#66

Dans l’univers mis en scène par Charles de Lint, les rêves occupent une place de choix. Car the Otherworld est une sorte de dimension parallèle à la nôtre, d’où non seulement proviennent certaines créatures mythiques, et où peuvent se rendre (physiquement) les êtres doués de magie — mais où également, la plupart des humains se rendent (oniriquement) lorsqu’ils dorment. C’est le domaine des songes, construit & habité autant par ce que rêvent les hommes que par les créatures féeriques (cf. en français la nouvelle « Le Paradis des Livres de monsieur Truepenny » — in Les sentiers de la Faërie, alias Yellow Submarine n°129).

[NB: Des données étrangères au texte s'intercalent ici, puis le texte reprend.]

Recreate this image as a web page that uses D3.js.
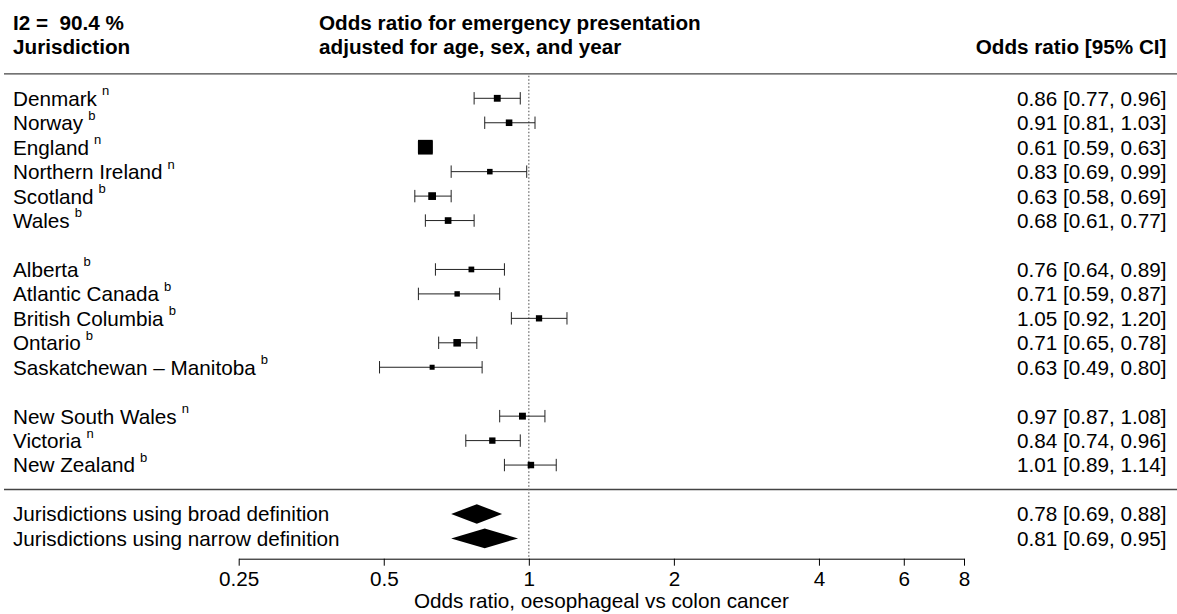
<!DOCTYPE html>
<html>
<head>
<meta charset="utf-8">
<script src="https://cdn.jsdelivr.net/npm/d3@7"></script>
<style>
  html, body { margin: 0; padding: 0; background: #fff; }
  svg { display: block; font-family: "Liberation Sans", Arial, Helvetica, sans-serif; }
  text { white-space: pre; }
</style>
</head>
<body>
<svg id="chart" width="1177" height="614"></svg>
<script>
// ---------------- data ----------------
const groups = [
  ["Denmark", "Norway", "England", "Northern Ireland", "Scotland", "Wales"],
  ["Alberta", "Atlantic Canada", "British Columbia", "Ontario", "Saskatchewan \u2013 Manitoba"],
  ["New South Wales", "Victoria", "New Zealand"]
];
const definitions = ["n", "b", "n", "n", "b", "b", "b", "b", "b", "b", "b", "n", "n", "b"];
const oddsRatio = [0.86, 0.91, 0.61, 0.83, 0.63, 0.68, 0.76, 0.71, 1.05, 0.71, 0.63, 0.97, 0.84, 1.01];
const ciLower   = [0.77, 0.81, 0.59, 0.69, 0.58, 0.61, 0.64, 0.59, 0.92, 0.65, 0.49, 0.87, 0.74, 0.89];
const ciUpper   = [0.96, 1.03, 0.63, 0.99, 0.69, 0.77, 0.89, 0.87, 1.20, 0.78, 0.80, 1.08, 0.96, 1.14];

const summaryLabels = ["Jurisdictions using broad definition", "Jurisdictions using narrow definition"];
const summaryOR    = [0.78, 0.81];
const summaryLower = [0.69, 0.69];
const summaryUpper = [0.88, 0.95];

const tickValues = [0.25, 0.5, 1, 2, 4, 6, 8];
const heterogeneity = "I2 =  90.4 %";
const headerLeft = "Jurisdiction";
const headerMid = ["Odds ratio for emergency presentation", "adjusted for age, sex, and year"];
const headerRight = "Odds ratio [95% CI]";
const axisTitle = "Odds ratio, oesophageal vs colon cancer";

// ---------------- layout ----------------
const svg = d3.select("#chart");
const FS = 20.7;
const x = d3.scaleLog().base(2).domain([0.25, 8]).range([238.7, 964]);
const y = d3.scaleLinear().domain([0, 1]).range([98.3, 122.75]);
const labelX = 13, rightX = 1166.5;
const fmt = d3.format(".2f");

// build study rows with row indices (blank row between groups)
const studies = [];
let idx = 0, row = 0;
groups.forEach((g, gi) => {
  g.forEach(name => {
    studies.push({name, def: definitions[idx], or: oddsRatio[idx], lo: ciLower[idx], hi: ciUpper[idx], row});
    idx++; row++;
  });
  if (gi < groups.length - 1) row++;
});
const sepRow = row;
const summaries = summaryLabels.map((l, i) => ({name: l, or: summaryOR[i], lo: summaryLower[i], hi: summaryUpper[i], row: sepRow + 1 + i}));

// precision-based square size
const prec = studies.map(d => 3.92 / (Math.log(d.hi) - Math.log(d.lo)));
const sizeScale = d3.scaleLinear().domain(d3.extent(prec)).range([5, 14.7]);
studies.forEach((d, i) => d.size = sizeScale(prec[i]));

const axisY = 558.7;
const headerLineY = y(-1);

// ---------------- header ----------------
const hdr = svg.append("g").attr("font-weight", "bold").attr("font-size", FS).attr("fill", "#000");
hdr.append("text").attr("x", labelX).attr("y", 30).text(heterogeneity);
hdr.append("text").attr("x", labelX).attr("y", 54).text(headerLeft);
hdr.append("text").attr("x", 319).attr("y", 30).text(headerMid[0]);
hdr.append("text").attr("x", 319).attr("y", 54).text(headerMid[1]);
hdr.append("text").attr("x", rightX).attr("y", 54).attr("text-anchor", "end").text(headerRight);

// horizontal separators
svg.append("line").attr("x1", 4).attr("x2", 1177).attr("y1", headerLineY).attr("y2", headerLineY)
  .attr("stroke", "#444").attr("stroke-width", 1.3);
svg.append("line").attr("x1", 4).attr("x2", 1177).attr("y1", y(sepRow)).attr("y2", y(sepRow))
  .attr("stroke", "#444").attr("stroke-width", 1.3);

// reference line
svg.append("line").attr("x1", x(1)).attr("x2", x(1)).attr("y1", headerLineY + 2).attr("y2", axisY)
  .attr("stroke", "#666").attr("stroke-width", 1.2).attr("stroke-dasharray", "1.5,2");

// ---------------- study rows ----------------
const rows = svg.append("g").selectAll("g.study").data(studies).join("g").attr("class", "study");

const lbl = rows.append("text").attr("x", labelX).attr("y", d => y(d.row) + 0.358 * FS)
  .attr("font-size", FS).attr("fill", "#000");
lbl.append("tspan").text(d => d.name);
lbl.append("tspan").attr("dx", 5).attr("dy", -10.5).attr("font-size", 13).text(d => d.def);

rows.append("text").attr("x", rightX).attr("y", d => y(d.row) + 0.358 * FS)
  .attr("text-anchor", "end").attr("font-size", FS).attr("fill", "#000")
  .text(d => `${fmt(d.or)} [${fmt(d.lo)}, ${fmt(d.hi)}]`);

rows.append("line").attr("x1", d => x(d.lo)).attr("x2", d => x(d.hi))
  .attr("y1", d => y(d.row)).attr("y2", d => y(d.row))
  .attr("stroke", "#222").attr("stroke-width", 1);
rows.append("line").attr("x1", d => x(d.lo)).attr("x2", d => x(d.lo))
  .attr("y1", d => y(d.row) - 6.2).attr("y2", d => y(d.row) + 6.2)
  .attr("stroke", "#222").attr("stroke-width", 1);
rows.append("line").attr("x1", d => x(d.hi)).attr("x2", d => x(d.hi))
  .attr("y1", d => y(d.row) - 6.2).attr("y2", d => y(d.row) + 6.2)
  .attr("stroke", "#222").attr("stroke-width", 1);
rows.append("rect")
  .attr("x", d => x(d.or) - d.size / 2).attr("y", d => y(d.row) - d.size / 2)
  .attr("width", d => d.size).attr("height", d => d.size).attr("fill", "#000");

// ---------------- summaries ----------------
const sums = svg.append("g").selectAll("g.sum").data(summaries).join("g").attr("class", "sum");
sums.append("text").attr("x", labelX).attr("y", d => y(d.row) + 0.358 * FS)
  .attr("font-size", FS).attr("fill", "#000").text(d => d.name);
sums.append("text").attr("x", rightX).attr("y", d => y(d.row) + 0.358 * FS)
  .attr("text-anchor", "end").attr("font-size", FS).attr("fill", "#000")
  .text(d => `${fmt(d.or)} [${fmt(d.lo)}, ${fmt(d.hi)}]`);
const dh = 9.8;
sums.append("path").attr("fill", "#000")
  .attr("d", d => {
    const yc = y(d.row);
    return `M${x(d.lo)},${yc}L${x(d.or)},${yc - dh}L${x(d.hi)},${yc}L${x(d.or)},${yc + dh}Z`;
  });

// ---------------- axis ----------------
const axis = d3.axisBottom(x).tickValues(tickValues).tickFormat(d => String(d))
  .tickSize(7).tickSizeOuter(0).tickPadding(6);
const ax = svg.append("g").attr("transform", `translate(0,${axisY})`).call(axis);
ax.select(".domain").attr("stroke", "#000").attr("stroke-width", 1);
ax.selectAll(".tick line").attr("stroke", "#000").attr("stroke-width", 1);
ax.selectAll(".tick text").attr("font-size", FS).attr("fill", "#000")
  .attr("font-family", '"Liberation Sans", Arial, Helvetica, sans-serif');

svg.append("text").attr("x", (x.range()[0] + x.range()[1]) / 2).attr("y", 608.3)
  .attr("text-anchor", "middle").attr("font-size", FS).attr("fill", "#000").text(axisTitle);
</script>
</body>
</html>
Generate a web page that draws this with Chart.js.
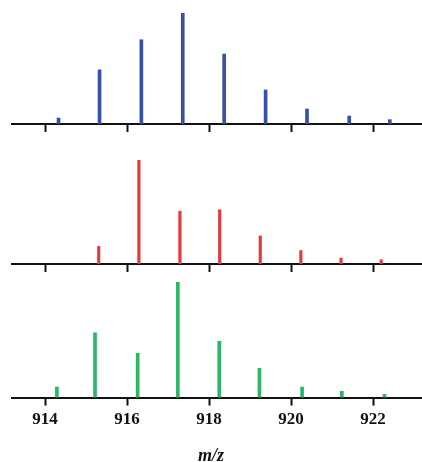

C’est un thème qui me séduit tout particulièrement. Parce que je me souviens très souvent & très clairement de mes rêves. Parce qu’il m’est arrivé d’en utiliser la matière pour des nouvelles. Bref: parce que la vie onirique ne m’est pas étrangère, qu’elle me parle, me concerne.

Cet « autre monde » des rêves, j’essaye de l’approcher dans certaines de mes nouvelles — celles que je décris comme relevant d’un « fantastique soft », faute de meilleure définition. Je le nomme l’Autre Côté. Ainsi, dans « Un ange sur le banc » (in Étoiles Vives n°6). Et dans de nombreuses autres nouvelles — je ne cesse d’en écrire, dans ce cycle-là: cf. bientôt « Les fantômes du canal » (in l’antho sur les Templiers qui doit sortir chez Rafaël de Surtis), ou « Volage » (à paraître in la revue québécoise Solaris). Des nouvelles où l’Autre Côté n’est qu’entrevu, un but, une quête — chaque texte est un fragment d’une même approche. Mais viendra le moment où il me faudra mettre directement en scène cet Autre Côté, bien sûr. J’ai aussi entamé un roman sur ce thème… Et en attendant, j’entasse ces nouvelles, j’en commence tout le temps d’autres, les termine lentement, dans le désordre — en songeant vaguement qu’un jour, sans doute, j’en aurai assez pour constituer un vrai recueil. Peut-être ne devrais-je pas tant m’éparpiller, pas tant faire trente six choses à la fois: j’ai souvent l’impression de n’avancer sur rien… Mais impossible de faire autrement: si je débute des tas de nouvelles, c’est pour ne pas en perdre le fil, ne pas oublier ce dont j’avais eu l’idée. Je connais la médiocrité de ma mémoire! L’autre jour, comme ça, j’ai eu la surprise de découvrir dans mon ordi tout un long début de nouvelle — que j’avais tout à fait oublié d’avoir écrit. Ce n’est qu’après pas mal de cogitation que je me suis souvenu: j’avais rêvé quasiment la nouvelle complète, et m’étais levé un peu plus tôt que d’habitude, le matin venu, afin de vite commencer à l’écrire. Puis j’étais parti au boulot, & l’avais oublié… Je pense avoir à peu près retrouvé le cheminement de cette nouvelle, et suis en train de la continuer.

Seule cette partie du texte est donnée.